Had she given up hope? A sour-tasting vignette suggests not. In the aftermath of victory at Actium, Octavian despatched two men to visit Cleopatra ‘and instructed them carefully what they should say and do’.3 Cassius Dio identifies the men as ‘Gaius Proculeius, a knight, and Epaphroditus, a freedman’.4 Granted an audience with the vanquished Egyptian queen, the men seized Cleopatra and ‘removed from her any means of ending her life’, before transferring her, a prisoner, to the monument in which she set about the task of embalming Mark Antony’s body. Although, as we know, Cleopatra subsequently outwitted her gaolers to achieve romantic immortality at the fangs of an asp, Octavian was pleased by their diligence. Clearly knight and Triumvir had a relationship of some trust. In his account of ‘the misfortunes of Augustus’, Pliny records momentary ‘desperation’ on Augustus’s part, ‘which caused him even to beg Proculeius to put him to death, when he was hard-pressed by the enemy in a naval engagement’.5 Proculeius’s non-cooperation in this instance contrasts with his service towards Cleopatra. Dio reports that Augustus afterwards held him ‘in the highest honour’.6
In 21 BC that honour did not suffice to persuade Augustus to marry his only daughter to Proculeius – as Tacitus’s Tiberius would later remind the ambitious equestrian Sejanus, when the latter aspired to the hand of his niece Livilla. ‘Augustus, you say, considered marrying his daughter to a knight. But he foresaw that the man set apart by such an alliance would be enormously elevated; and is it surprising, therefore, that those he had in mind were men like Gaius Proculeius, noted for their retiring abstention from public affairs?’7
Proculeius’s champion, it ha
s been suggested, was Livia.8 The reasons ascribed to her are cynical in the extreme.
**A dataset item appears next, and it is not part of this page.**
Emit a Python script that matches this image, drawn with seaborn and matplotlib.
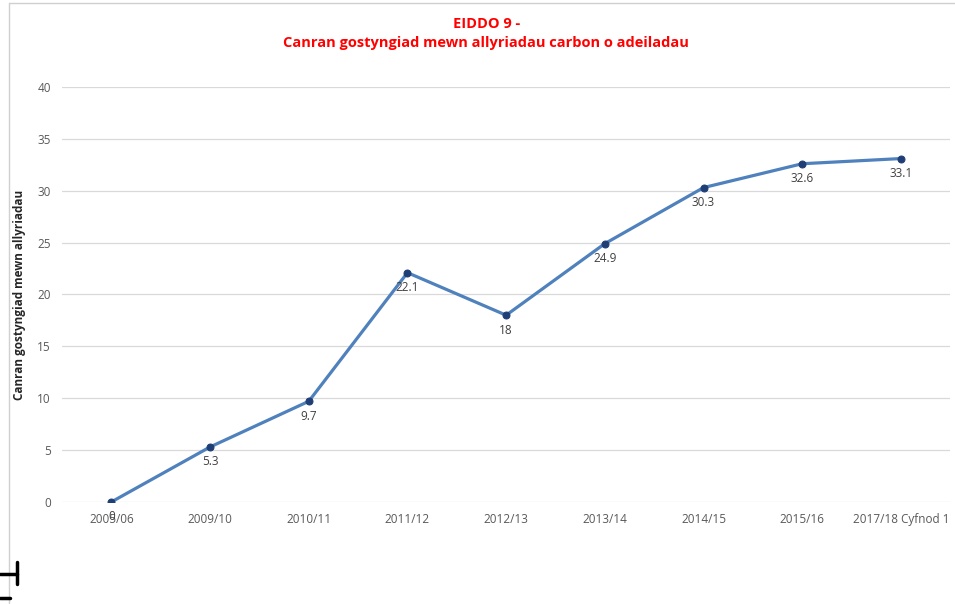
import pandas as pd
import numpy as np
import matplotlib
matplotlib.use('Agg')
import matplotlib.pyplot as plt
import seaborn as sns
from matplotlib.lines import Line2D

# Data
years = ['2005/06', '2009/10', '2010/11', '2011/12', '2012/13', '2013/14',
         '2014/15', '2015/16', '2017/18 Cyfnod 1']
values = [0, 5.3, 9.7, 22.1, 18, 24.9, 30.3, 32.6, 33.1]
labels = ['0', '5.3', '9.7', '22.1', '18', '24.9', '30.3', '32.6', '33.1']

title_text = 'EIDDO 9 -\nCanran gostyngiad mewn allyriadau carbon o adeiladau'
ylabel_text = 'Canran gostyngiad mewn allyriadau'

sns.set_theme(style='white')
plt.rcParams['font.family'] = ['Open Sans', 'DejaVu Sans']

df = pd.DataFrame({'pos': np.arange(len(years)), 'value': values})

fig = plt.figure(figsize=(9.55, 6.04), dpi=100)
ax = fig.add_axes([0.065, 0.169, 0.93, 0.687])

sns.lineplot(data=df, x='pos', y='value', ax=ax, color='#4f81bd', linewidth=2.3,
             marker='o', markersize=5, markerfacecolor='#1f3e76',
             markeredgecolor='#1f3e76', zorder=3)

for x, y, t in zip(df['pos'], df['value'], labels):
    ax.annotate(t, (x, y), xytext=(0, -6), textcoords='offset points',
                ha='center', va='top', fontsize=8.5, color='#404040')

ax.set_xlim(-0.5, len(years) - 0.5)
ax.set_ylim(0, 40)
ax.set_yticks(range(0, 41, 5))
ax.set_xticks(df['pos'])
ax.set_xticklabels(years)
ax.tick_params(axis='both', labelsize=8.5, colors='#595959', length=0, pad=8)
ax.yaxis.grid(True, color='#d9d9d9', linewidth=0.9)
ax.xaxis.grid(False)
for s in ax.spines.values():
    s.set_visible(False)
ax.set_xlabel('')
ax.set_ylabel(ylabel_text, fontsize=8.5, fontweight='bold', color='#262626')
ax.yaxis.set_label_coords(-0.041, 0.5)

fig.text(0.509, 0.972, title_text, ha='center', va='top', color='#ff0000',
         fontsize=10.5, fontweight='bold', linespacing=1.5)

# chart frame edges and corner mark
fig.add_artist(Line2D([0.009, 1.0], [0.995, 0.995], color='#d0d0d0', lw=1))
fig.add_artist(Line2D([0.009, 0.009], [0.0, 0.995], color='#d0d0d0', lw=1))
fig.add_artist(Line2D([0.0, 0.018], [0.05, 0.05], color='black', lw=2.5))
fig.add_artist(Line2D([0.018, 0.018], [0.033, 0.07], color='black', lw=2.5))
fig.add_artist(Line2D([0.0, 0.01], [0.01, 0.01], color='black', lw=2.5))

fig.savefig('out.png', dpi=100)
Proculeius did not enjoy good health. In pursuit of relief from his sufferings, he unwittingly brought about his own demise. The gruesome circumstances are recounted in Pliny’s discussion of the properties of gypsum. ‘There is one remarkable fact connected with this substance: Gaius Proculeius, an intimate friend of the Emperor Augustus, suffering from violent pains in the stomach, swallowed gypsum, and so put an end to his existence.’9 If she knew of Proculeius’s affliction, Livia can have had only one motive: by involving Julia in a marriage certain to be of short duration, to win time for Tiberius, at that point still unmarried. Livia may have been encouraged in her bid by the relationship of trust and friendship obtaining between Augustus and Proculeius and the latter’s ‘safe’ reputation for lack of political ambition. But it is surprising that she should propose for Julia a husband of equestrian rank when she herself drew little comfort from Vipsania’s token connection with the equites.
It was not, of course, a solution Augustus favoured – whether for reasons of his own or through the admonishments of Octavia or Maecenas, we shall never know. Livia’s efforts, if such they were, did not succeed. Perhaps Tiberius’s explanation to Sejanus is the likeliest answer. It is an unsettling anecdote, its origins probably with Livia’s detractors. Instead, despite a considerable age gap, Augustus chose Agrippa for Julia, his motives overtly political. The decision made, Livia wisely concurred. When, subsequently, Augustus decided to adopt two of the sons born of the marriage, making them legally his sons as well as his grandsons, Livia seconded his wish.10 Hers was a pragmatic response. It was also perhaps a case of force majeure.